How To Check if Your Sitemap Is Working with Netpeak Spider

With the help of Netpeak Spider, you can check if your Sitemap format is compliant with the standard sitemap protocol requirements and scan for more than 30 errors. Netpeak Spider will help you identify various errors and fix them as soon as possible.

Netpeak Spider

Netpeak Spider can help you find broken sitemaps, missing or duplicate links in sitemaps, and improper URL format, among other issues. Here’s how to use it.

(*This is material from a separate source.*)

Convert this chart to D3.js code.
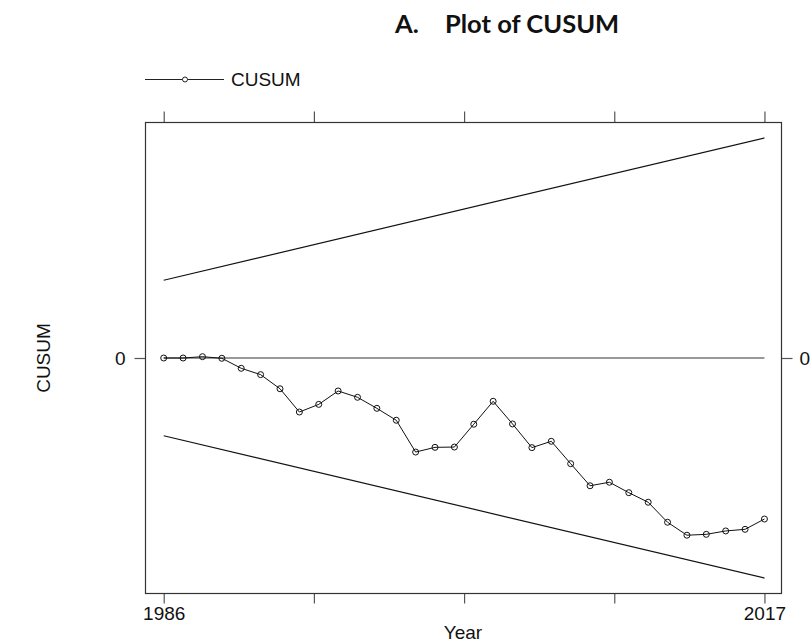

Navigate to the Sitemap validator in Netpeak Spider

Open Netpeak Spider and find an XML Sitemap Validator in the ‘Tools’ drop-down menu. Then, validate XML sitemap by clicking on the XML Sitemap Validator. If you are pressed in time and need a quick scan, just press the ‘Alt+X’ hotkey combination.

Netpeak sitemap validator

Insert the URL of Sitemap.xml and start scanning

First of all, insert the path to the Sitemap.xml file in the field in the top-middle part of the main screen. To start scanning, click the ‘Start’ button in the top-right corner of the screen.

site scanning process

Analyze the results of scanning

After scanning is finished, you will be able to see the URLs included in the sitemap. If you need to verify or analyze the report in further detail, select the appropriate attribute at the top side of the scan result table of the issue viewer panel. On the right side of the screen, you will see the list of errors of the listed URLs of your Sitemap.xml.

scanning results analysis

Download the Sitemap report

With the Netpeak Spider export feature, you can easily download the report or share it with others. For this, click on the ‘Export’ button located in the top left side of the program window.

sitemap report download

Netpeak Spider

Conclusion

XML Sitemap is an effective way to enhance crawling, indexing, and, ultimately, a better user experience. If you have a large and complex website, it’s crucial to help search engines navigate and index the diverse content within a site without missing a thing. If you maintain a relevant and structured XML sitemap, you have all the chances to enhance the discoverability and ranking of your content on search engine result pages.